** DIRECTIVE **
Skip all pictures, then copy the lines from the start of the data through the line with "var groupShift = [2, 0, -2];", keeping both ends.

* Begin DATA BLOCK *

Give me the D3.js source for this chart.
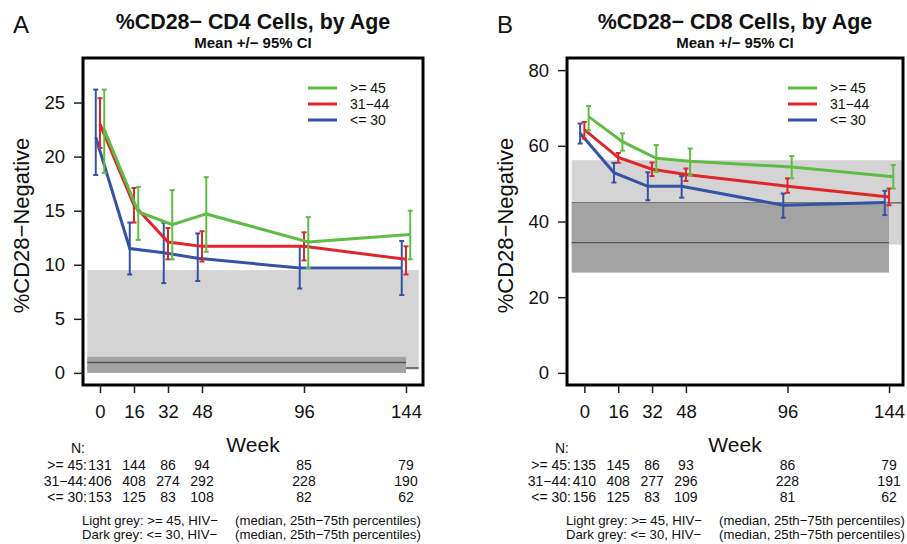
<!DOCTYPE html>
<html>
<head>
<meta charset="utf-8">
<script src="https://cdn.jsdelivr.net/npm/d3@7"></script>
<style>
  body { margin: 0; background: #fff; }
  text { font-family: "Liberation Sans", Arial, sans-serif; fill: #111; }
</style>
</head>
<body>
<div id="chart"></div>
<script>
// Weeks on study and the three age groups
var weeks = [0, 16, 32, 48, 96, 144];
var groupLabels = [">= 45", "31\u221244", "<= 30"];
var groupColors = ["#5fbd45", "#e0262c", "#3552a6"];
var groupShift = [2, 0, -2];   // weeks, so bars don't sit on top of each other

// Panel A: %CD28- CD4 (rows: >=45, 31-44, <=30)
var cd4Mean = [
  [22.5, 14.9, 13.7, 14.7, 12.1, 12.8],
  [23.0, 15.5, 12.1, 11.7, 11.7, 10.5],
  [21.8, 11.5, 11.1, 10.6, 9.7, 9.7]
];
var cd4Lower = [
  [18.5, 12.3, 10.5, 11.2, 9.7, 10.5],
  [20.8, 13.9, 10.5, 10.3, 10.4, 9.1],
  [18.3, 9.1, 8.3, 8.5, 7.8, 7.2]
];
var cd4Upper = [
  [26.2, 17.2, 16.9, 18.1, 14.4, 15.0],
  [25.4, 17.1, 13.4, 13.1, 13.0, 11.7],
  [26.2, 13.9, 13.9, 12.9, 11.7, 12.2]
];
var cd4N = [
  [131, 144, 86, 94, 85, 79],
  [406, 408, 274, 292, 228, 190],
  [153, 125, 83, 108, 82, 62]
];
// HIV- reference bands: [25th, median, 75th]
var cd4Light = [0.3, 0.45, 9.5];
var cd4Dark = [0, 0.96, 1.48];
var cd4Ticks = [0, 5, 10, 15, 20, 25];

// Panel B: %CD28- CD8
var cd8Mean = [
  [67.7, 61.1, 56.7, 55.9, 54.4, 51.8],
  [64.3, 56.9, 53.8, 52.4, 49.3, 46.5],
  [63.3, 52.9, 49.3, 49.3, 44.3, 45.0]
];
var cd8Lower = [
  [64.1, 58.7, 53.1, 52.2, 51.4, 48.7],
  [61.9, 55.5, 52.0, 50.7, 47.6, 44.3],
  [60.6, 50.3, 45.6, 46.3, 41.0, 41.7]
];
var cd8Upper = [
  [70.5, 63.3, 60.2, 59.3, 57.3, 54.9],
  [66.3, 58.1, 55.6, 54.0, 51.4, 48.7],
  [65.9, 55.5, 53.0, 52.0, 47.4, 48.1]
];
var cd8N = [
  [135, 145, 86, 93, 86, 79],
  [410, 408, 277, 296, 228, 191],
  [156, 125, 83, 109, 81, 62]
];
var cd8Light = [33.9, 44.9, 56.2];
var cd8Dark = [26.5, 34.4, 44.9];
var cd8Ticks = [0, 20, 40, 60, 80];

// week span of the light and dark bands
var lightWeeks = [-6, 150];
var darkWeeks = [-6, 144];

var svg = d3.select("#chart")
  .append("svg")
  .attr("width", 907)
  .attr("height", 544);

function drawPanel(p) {
  var x = d3.scaleLinear().domain(p.xDomain).range([p.left, p.right]);
  var y = d3.scaleLinear().domain(p.yDomain).range([p.bottom, p.top]);
  var g = svg.append("g");

  // reference bands
  [[p.light, lightWeeks, "#d4d4d4"], [p.dark, darkWeeks, "#a3a3a3"]].forEach(function(b) {
    var q = b[0], w = b[1];
    g.append("rect")
      .attr("x", x(w[0]))
      .attr("width", x(w[1]) - x(w[0]))
      .attr("y", y(q[2]))
      .attr("height", y(q[0]) - y(q[2]))
      .attr("fill", b[2]);
    g.append("line")
      .attr("x1", x(w[0])).attr("x2", x(w[1]))
      .attr("y1", y(q[1])).attr("y2", y(q[1]))
      .attr("stroke", "#555").attr("stroke-width", 1.3);
  });

  // error bars, then mean lines; draw youngest first
  for (var k = 2; k >= 0; k--) {
    var col = groupColors[k];
    var pts = weeks.map(function(w, i) {
      return { x: x(w + groupShift[k]), m: p.mean[k][i], lo: p.lower[k][i], hi: p.upper[k][i] };
    });
    var bars = g.append("g").attr("stroke", col).attr("stroke-width", 2);
    pts.forEach(function(d) {
      bars.append("line").attr("x1", d.x).attr("x2", d.x).attr("y1", y(d.lo)).attr("y2", y(d.hi));
      bars.append("line").attr("x1", d.x - 2.5).attr("x2", d.x + 2.5).attr("y1", y(d.lo)).attr("y2", y(d.lo));
      bars.append("line").attr("x1", d.x - 2.5).attr("x2", d.x + 2.5).attr("y1", y(d.hi)).attr("y2", y(d.hi));
    });
    g.append("path")
      .datum(pts)
      .attr("fill", "none")
      .attr("stroke", col)
      .attr("stroke-width", 3)
      .attr("d", d3.line().x(function(d) { return d.x; }).y(function(d) { return y(d.m); }));
  }

  // box
  g.append("rect")
    .attr("x", p.left).attr("y", p.top)
    .attr("width", p.right - p.left).attr("height", p.bottom - p.top)
    .attr("fill", "none").attr("stroke", "#000").attr("stroke-width", 3);

  // axes
  var yAxis = g.append("g")
    .attr("transform", "translate(" + p.left + ",0)")
    .call(d3.axisLeft(y).tickValues(p.ticks).tickSize(9).tickPadding(9));
  var xAxis = g.append("g")
    .attr("transform", "translate(0," + p.bottom + ")")
    .call(d3.axisBottom(x).tickValues(weeks).tickSize(8).tickPadding(12));
  [yAxis, xAxis].forEach(function(a) {
    a.select(".domain").remove();
    a.selectAll("line").attr("stroke", "#222").attr("stroke-width", 1.5);
    a.selectAll("text").attr("font-size", 18.5).attr("fill", "#111")
      .style("font-family", "'Liberation Sans', Arial, sans-serif");
  });

  var mid = (p.left + p.right) / 2;

  // titles
  svg.append("text").attr("x", p.left - 70).attr("y", 33)
    .attr("font-size", 24).text(p.letter);
  svg.append("text").attr("x", mid).attr("y", 29).attr("text-anchor", "middle")
    .attr("font-size", 21.4).attr("font-weight", "bold").text(p.title);
  svg.append("text").attr("x", mid).attr("y", 48).attr("text-anchor", "middle")
    .attr("font-size", 15).attr("font-weight", "bold").text("Mean +/\u2212 95% CI");

  // axis labels
  svg.append("text")
    .attr("transform", "translate(" + (p.left - 54) + "," + ((p.top + p.bottom) / 2 + 4) + ") rotate(-90)")
    .attr("text-anchor", "middle").attr("font-size", 22)
    .text("%CD28\u2212Negative");
  svg.append("text").attr("x", mid).attr("y", 452).attr("text-anchor", "middle")
    .attr("font-size", 21).text("Week");

  // legend
  groupLabels.forEach(function(lab, k) {
    var ly = p.top + 30 + k * 16;
    svg.append("line")
      .attr("x1", p.right - 115).attr("x2", p.right - 86)
      .attr("y1", ly).attr("y2", ly)
      .attr("stroke", groupColors[k]).attr("stroke-width", 3);
    svg.append("text").attr("x", p.right - 73).attr("y", ly + 5)
      .attr("font-size", 14).text(lab);
  });

  // number at risk
  svg.append("text").attr("x", p.left - 5).attr("y", 453).attr("text-anchor", "middle")
    .attr("font-size", 14).text("N:");
  groupLabels.forEach(function(lab, k) {
    var ry = 470 + k * 16;
    svg.append("text").attr("x", p.left + 4).attr("y", ry).attr("text-anchor", "end")
      .attr("font-size", 14).text(lab + ":");
    weeks.forEach(function(w, i) {
      svg.append("text").attr("x", x(w)).attr("y", ry).attr("text-anchor", "middle")
        .attr("font-size", 14).text(p.n[k][i]);
    });
  });

  // footnote
  [["Light grey: >= 45, HIV\u2212", 525], ["Dark grey: <= 30, HIV\u2212", 539]].forEach(function(f) {
    svg.append("text").attr("x", p.left - 1).attr("y", f[1])
      .attr("font-size", 13.2).text(f[0]);
    svg.append("text").attr("x", p.left + 152).attr("y", f[1])
      .attr("font-size", 13.2).text("(median, 25th\u221275th percentiles)");
  });
}

drawPanel({
  letter: "A", title: "%CD28\u2212 CD4 Cells, by Age",
  left: 83, right: 423, top: 58, bottom: 385,
  xDomain: [-8, 152], yDomain: [-1.12, 29.12], ticks: cd4Ticks,
  mean: cd4Mean, lower: cd4Lower, upper: cd4Upper, n: cd4N,
  light: cd4Light, dark: cd4Dark
});

drawPanel({
  letter: "B", title: "%CD28\u2212 CD8 Cells, by Age",
  left: 567, right: 903, top: 58, bottom: 385,
  xDomain: [-8.2, 150.6], yDomain: [-3.2, 83.2], ticks: cd8Ticks,
  mean: cd8Mean, lower: cd8Lower, upper: cd8Upper, n: cd8N,
  light: cd8Light, dark: cd8Dark
});
</script>
</body>
</html>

* End DATA BLOCK *

** EXPECTED ANSWER **
Give me the D3.js source for this chart.
<!DOCTYPE html>
<html>
<head>
<meta charset="utf-8">
<script src="https://cdn.jsdelivr.net/npm/d3@7"></script>
<style>
  body { margin: 0; background: #fff; }
  text { font-family: "Liberation Sans", Arial, sans-serif; fill: #111; }
</style>
</head>
<body>
<div id="chart"></div>
<script>
// Weeks on study and the three age groups
var weeks = [0, 16, 32, 48, 96, 144];
var groupLabels = [">= 45", "31\u221244", "<= 30"];
var groupColors = ["#5fbd45", "#e0262c", "#3552a6"];
var groupShift = [2, 0, -2];   // weeks, so bars don't sit on top of each other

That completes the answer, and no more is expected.